Easy Method = 1861.878609 cm^2 (total area of tree at cut) * 48.688987 cm (tree diameter at cut) * 18.82269 J/cc = 1,706,333.010 J
These two numbers aren't anywhere close to the same...but they shouldn't be. The Easy Method assumes pulverization over the entire length, while the Hard Method uses Pulverization for the portion that was actually cut and Violent Fragmentation for the part that was sheared. [It appears there is no difference between the big long conversion to get from PSI to Joules that I did and simply using your formula adjusted for V. Frag - taking note to only apply it to the actual area that was V. Fragged instead of the total area of the tree].
Long Story Short, I'll adjust the blog using these numbers (including demonstrating that there is no difference for the V. Frag portion between the long conversion method I used and your formula adjusted for V. Frag).
In your general calculation for Horizontal Hammering, shouldn't you use the green value of Live Oak, rather than the 12% moisture value? This number is 5430 PSI (37.43853 MPa) instead of the 8900 PSI (61.36334 MPa) that is used.
http://www.matweb.com/Search/MaterialGroupSearch.aspx?GroupID=278 [This group is for wood in particular, but the table on the left hand side features various other categories that might also be useful.] {I clicked on a few to explore them, some seem to have green values and some appear to not have much information at all}.
My point is, the energy/force to shear a tree at a selected volume in step 2 is what constitutes a destruction at step 1. Any excess energy/force goes to step 3, popping the tree slightly upward.
So if you determine to use shear energy here, the step 1 part becomes irrelevant, not inaccurate. Otherwise it is calc stacking or double counting.
You may update your blog again. And I will check.
Off topic: My simplified model in cutting/hammering a tree is based on the concept that when I saw off a part of the tree, the part that was sawed off becomes pulverised.
I see you use a different model and that in your scenario may make more sense, except for the energy double counting part.
Step 1 has been updated to use the ~47% pulverization. Step 2 is ~53% violent fragmentation.
I initially had the Step 1 calculated wrongly because I thought it used the full tree area multiplied by the distance of the cut. I altered that part using the ratio of the cut vs total diameter (~47%), multiplied that by the total area of the tree, and plugged that into the formula in place of the area. Step 2 uses the other ~53% to calc the violent fragmentation of the rest of the tree. It should be good to go now (straight up Pulverization across the entire length was 1.7 MJ, 47% Pulverization was 0.38 MJ, 53% V. Frag was 0.12 MJ, work didn't change, total for Hard Method = 0.50 MJ).

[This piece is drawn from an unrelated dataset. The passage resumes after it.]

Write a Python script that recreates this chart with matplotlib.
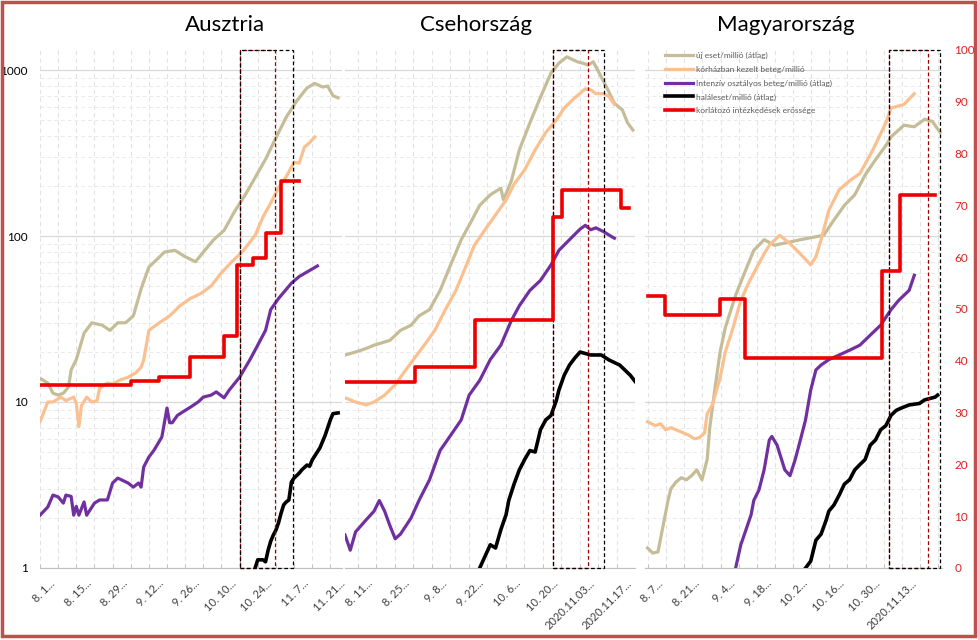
import numpy as np
import matplotlib.pyplot as plt
from matplotlib.patches import Rectangle
from matplotlib.ticker import LogLocator, NullFormatter

plt.rcParams['font.family'] = ['Lato', 'DejaVu Sans']

# ---- data: days since the first day of each panel's axis ----
# Ausztria (axis starts Aug 1)
at_days_cases = [0,3,5,7,9,11,12,14,17,20,24,27,30,33,36,39,42,45,48,52,56,60,63,67,71,75,79,83,87,91,95,99,103,106,109,111,113,115]
at_cases = [13.9,13,11.3,11,11.3,12.3,15.6,18,26,30,29,27,30,30,33,48,65,72,80,82,75,70,80,95,108,140,175,225,290,390,520,650,780,830,790,800,700,680]
at_days_hosp = [0,3,5,8,10,13,14,15,16,18,20,22,23,26,28,31,34,37,39,40,42,46,50,54,58,62,66,70,74,78,83,86,89,92,95,98,100,102,104,106]
at_hosp = [7.6,10,10,10.7,10.2,10.7,9.8,7.1,9.5,10.7,10,10.2,12.1,13,12.8,13.6,14.1,15,16.2,17.9,27,30,33,38,42,45,50,60,70,80,101,130,158,195,228,278,275,343,365,395]
at_days_icu = [0,3,5,7,9,10,12,13,14,15,17,18,21,23,26,28,30,34,36,38,39,40,42,44,47,49,50,51,53,55,58,61,63,66,68,71,73,77,81,84,87,89,92,97,100,104,107]
at_icu = [2.08,2.33,2.75,2.68,2.46,2.75,2.7,2.08,2.35,2.08,2.5,2.08,2.46,2.57,2.57,3.25,3.48,3.25,3.07,3.25,3.07,4.06,4.66,5.13,6.15,9.2,7.5,7.5,8.3,8.7,9.3,10,10.7,11,11.5,10.6,11.8,14.1,18,22,27,36,42,52,57,62,66]
at_days_death = [83,84,86,87,88,89,90,91,92,93,94,95,96,97,98,100,101,103,104,105,108,110,112,113,115]
at_death = [1.0,1.12,1.12,1.09,1.28,1.45,1.58,1.69,1.87,2.14,2.4,2.5,2.57,3.3,3.48,3.73,3.9,4.17,4.1,4.47,5.3,6.3,7.8,8.5,8.6]
at_days_str = [0,35,46,58,71,76,82,87,93]
at_str = [35.3,36.1,36.9,40.7,44.8,58.5,59.8,64.7,74.7]
at_str_end = 100
at_box = (77.2, 97.7)
at_rbox = (77.2, 90.7)
at_labels = ['8. 1...', '8. 15...', '8. 29...', '9. 12...', '9. 26...', '10. 10...', '10. 24...', '11. 7...', '11. 21...']

# Csehország (axis starts Aug 6)
cz_days_cases = [0,4,8,11,17,21,25,28,32,36,40,44,47,51,55,59,60,63,66,70,74,78,81,84,88,90,92,94,97,99,102,105,107,109]
cz_cases = [19.2,20,21,22,23.5,27,29,33,36,47,67,95,116,153,177,194,165,215,330,480,685,960,1100,1200,1120,1100,1070,1120,910,790,630,575,480,435]
cz_days_hosp = [0,4,8,11,15,19,23,27,30,34,38,42,46,49,53,57,61,64,68,72,76,80,83,87,91,93,95,98,100,102]
cz_hosp = [10.6,10,9.6,10,11,12.7,15.6,19,22,27,36,47,67,88,109,134,165,205,250,330,420,500,590,680,770,760,720,720,690,620]
cz_days_icu = [0,2,4,8,11,13,15,17,19,21,25,28,32,36,40,44,47,51,55,59,63,66,70,74,78,81,85,89,91,93,95,98,101,102]
cz_icu = [1.58,1.28,1.65,1.95,2.2,2.55,2.2,1.8,1.5,1.6,2.0,2.55,3.4,5.1,6.3,7.8,11,13.5,18,22,31,38,47,54,67,82,95,110,116,109,112,106,99,97]
cz_days_death = [51,55,57,59,61,62,64,66,68,70,72,74,76,78,80,81,83,85,87,89,93,97,100,104,108,110]
cz_death = [1.0,1.38,1.32,1.7,2.1,2.55,3.2,3.9,4.5,5.1,5.0,6.8,7.8,8.3,10.2,11.8,14.5,16.7,18.4,20,19.2,19.2,17.9,16.7,14.5,13.2]
cz_days_str = [0,26.5,49.2,78.8,82.2,104.5]
cz_str = [35.9,38.8,47.9,67.8,73.0,69.5]
cz_str_end = 107.6
cz_box = (78.8, 98.1)
cz_rbox = (78.8, 92.0)
cz_labels = ['8. 11...', '8. 25...', '9. 8...', '9. 22...', '10. 6...', '10. 20...', '2020.11.03...', '2020.11.17...']

# Magyarország (axis starts Aug 6)
hu_days_cases = [1,3,5,7,9,10,12,14,16,18,20,22,24,25,27,29,31,35,39,42,46,50,56,60,66,69,73,77,81,85,89,93,95,100,104,108,111,114]
hu_cases = [1.32,1.23,1.25,1.8,2.6,3.0,3.3,3.5,3.4,3.6,3.9,3.4,4.5,7.0,12,20,28,44,63,82,95,88,92,95,99,101,125,153,177,233,288,350,395,465,455,505,490,420]
hu_days_hosp = [1,4,6,8,10,14,17,19,21,23,24,26,29,31,34,37,40,43,46,48,52,56,60,64,66,68,71,75,79,83,88,93,95,100,104]
hu_hosp = [7.6,7.2,7.4,6.8,7.0,6.6,6.3,6.0,6.1,6.5,8.5,9.6,14,20,28,41,52,64,78,88,101,90,78,67,75,95,143,190,215,238,330,480,590,620,720]
hu_days_icu = [35,37,39,41,42,44,46,48,49,51,54,56,58,60,62,64,66,68,71,75,79,83,87,91,95,98,102,104]
hu_icu = [1.0,1.38,1.7,2.1,2.55,2.95,3.9,5.9,6.2,5.5,3.9,3.6,4.5,5.9,7.8,11.8,15.6,16.7,18,19.2,20.5,22,25.3,29,36,41,47,58]
hu_days_death = [62,64,66,68,70,71,73,75,77,79,81,83,85,87,89,91,93,95,97,99,102,106,108,112,113]
hu_death = [1.0,1.1,1.47,1.6,1.95,2.2,2.4,2.75,3.2,3.4,3.9,4.2,4.5,5.5,5.9,6.8,7.2,8.3,8.9,9.2,9.6,9.8,10.3,10.7,11.0]
hu_days_str = [1,7.7,29,38.6,91.5,98.5]
hu_str = [52.5,48.8,51.9,40.5,57.3,72.0]
hu_str_end = 112
hu_box = (94.2, 113.9)
hu_rbox = (94.2, 109.3)
hu_labels = ['8. 7...', '8. 21...', '9. 4...', '9. 18...', '10. 2...', '10. 16...', '10. 30...', '2020.11.13...']

series_names = ['új eset/millió (átlag)', 'kórházban kezelt beteg/millió',
                'Intenzív osztályos beteg/millió (átlag)', 'haláleset/millió (átlag)',
                'korlátozó intézkedések erőssége']
c_cases = '#C4BD97'
c_hosp = '#FAC090'
c_icu = '#7030A0'
c_death = 'black'
c_str = '#EE0000'

W, H = 979, 640
fig = plt.figure(figsize=(W / 100, H / 100), dpi=100)
fig.patch.set_facecolor('white')


def panel(x0, x1, xmax, grid0, lab0, labels, title, title_x,
          cd, cv, hd, hv, idd, iv, dd, dv, sd, sv, s_end, box, rbox,
          show_left=False, show_right=False):
    ax = fig.add_axes([x0 / W, (H - 568) / H, (x1 - x0) / W, 518 / H])
    ax.set_yscale('log')
    ax.set_ylim(1, 10 ** (518 / 166))
    ax.set_xlim(0, xmax)
    lines = []
    lines += ax.plot(cd, cv, color=c_cases, lw=2.3)
    lines += ax.plot(hd, hv, color=c_hosp, lw=2.3)
    lines += ax.plot(idd, iv, color=c_icu, lw=2.3)
    lines += ax.plot(dd, dv, color=c_death, lw=2.6)

    ax.set_axisbelow(True)
    ax.set_xticks(lab0 + 14 * np.arange(len(labels)))
    ax.set_xticklabels(labels, rotation=45, ha='right', rotation_mode='anchor',
                       fontsize=8, color='#404040')
    ax.set_xticks(np.arange(grid0, xmax, 7), minor=True)
    ax.tick_params(axis='x', which='major', length=0, pad=7)
    ax.tick_params(axis='x', which='minor', length=3, direction='in', color='#BFBFBF')
    ax.grid(axis='x', which='minor', color='#E3E3E3', lw=0.8, ls=(0, (4, 3)))

    ax.set_yticks([1, 10, 100, 1000])
    ax.set_yticklabels(['1', '10', '100', '1000'])
    ax.yaxis.set_minor_locator(LogLocator(subs=np.arange(2, 10)))
    ax.yaxis.set_minor_formatter(NullFormatter())
    ax.tick_params(axis='y', which='both', length=0, labelsize=8.5, pad=9,
                   labelleft=show_left)
    ax.grid(axis='y', which='major', color='#D9D9D9', lw=0.9)
    ax.grid(axis='y', which='minor', color='#EBEBEB', lw=0.7, ls=(0, (4, 3)))
    for s in ax.spines.values():
        s.set_visible(False)
    ax.spines['bottom'].set_visible(True)
    ax.spines['bottom'].set_color('#BFBFBF')

    ax2 = ax.twinx()
    ax2.set_ylim(0, 100)
    lines += ax2.step(list(sd) + [s_end], list(sv) + [sv[-1]], where='post',
                      color=c_str, lw=2.6)
    # red (shorter) window first, the black frame drawn over it
    ax2.add_patch(Rectangle((rbox[0], 0), rbox[1] - rbox[0], 100, fill=False,
                            ec='#A00000', lw=0.9, ls=(0, (3, 2)), clip_on=False))
    ax2.add_patch(Rectangle((box[0], 0), box[1] - box[0], 100, fill=False,
                            ec='black', lw=0.9, ls=(0, (3, 2)), clip_on=False))
    for s in ax2.spines.values():
        s.set_visible(False)
    if show_right:
        ax2.set_yticks(range(0, 101, 10))
        ax2.tick_params(axis='y', length=0, labelsize=8.5, labelcolor='#E02020', pad=9)
    else:
        ax2.set_yticks([])

    fig.text(title_x / W, 1 - 25 / H, title, ha='center', va='center', fontsize=16)
    return lines


panel(40, 342, 116.5, 0, 3.5, at_labels, 'Ausztria', 225,
      at_days_cases, at_cases, at_days_hosp, at_hosp, at_days_icu, at_icu,
      at_days_death, at_death, at_days_str, at_str, at_str_end, at_box, at_rbox,
      show_left=True)
panel(345, 635, 109.8, 4.9, 8.4, cz_labels, 'Csehország', 476,
      cz_days_cases, cz_cases, cz_days_hosp, cz_hosp, cz_days_icu, cz_icu,
      cz_days_death, cz_death, cz_days_str, cz_str, cz_str_end, cz_box, cz_rbox)
hu_lines = panel(645, 942, 114.7, 1.2, 4.7, hu_labels, 'Magyarország', 786,
                 hu_days_cases, hu_cases, hu_days_hosp, hu_hosp, hu_days_icu, hu_icu,
                 hu_days_death, hu_death, hu_days_str, hu_str, hu_str_end, hu_box, hu_rbox,
                 show_right=True)

fig.legend(hu_lines, series_names, loc='upper left',
           bbox_to_anchor=(665 / W, 1 - 52 / H), frameon=False, fontsize=6,
           labelcolor='#595959', handlelength=3.3, labelspacing=0.8,
           handletextpad=0.4, borderaxespad=0, borderpad=0)

fig.add_artist(Rectangle((2 / W, 4 / H), 973 / W, 634 / H, transform=fig.transFigure,
                         fill=False, ec='#C0504D', lw=2.5))

fig.savefig('out.png', dpi=100)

Starting on page 4, https://www.fpl.fs.fed.us/documnts/fplgtr/fplgtr113/ch04.pdf has a bunch of destruction values that include both green and 12% numbers, though they appear to be rounded approximations (2-3 significant figures). The green numbers would apply to anything that's freshly cut (or the tree itself), while the 12% numbers would be applicable to things like buildings/boards (aka our current destruction values). You can see the difference between green and dried is fairly significant.
I noticed later that it gave the numbers in PSI in another table, I converted those and put them in a blog.
“There's a scene where Abby measures the fps of her bow. The last number displayed is 302 fps (92.0496 m/s). Drake hears the window shatter from the first shot so he turns and catches it. Abby shoots him again with no window in the way, so he probably just didn't hear the second arrow coming at him.”
Can you help locate and capture the screen where Abby's bow firing speed is shown? Thanks.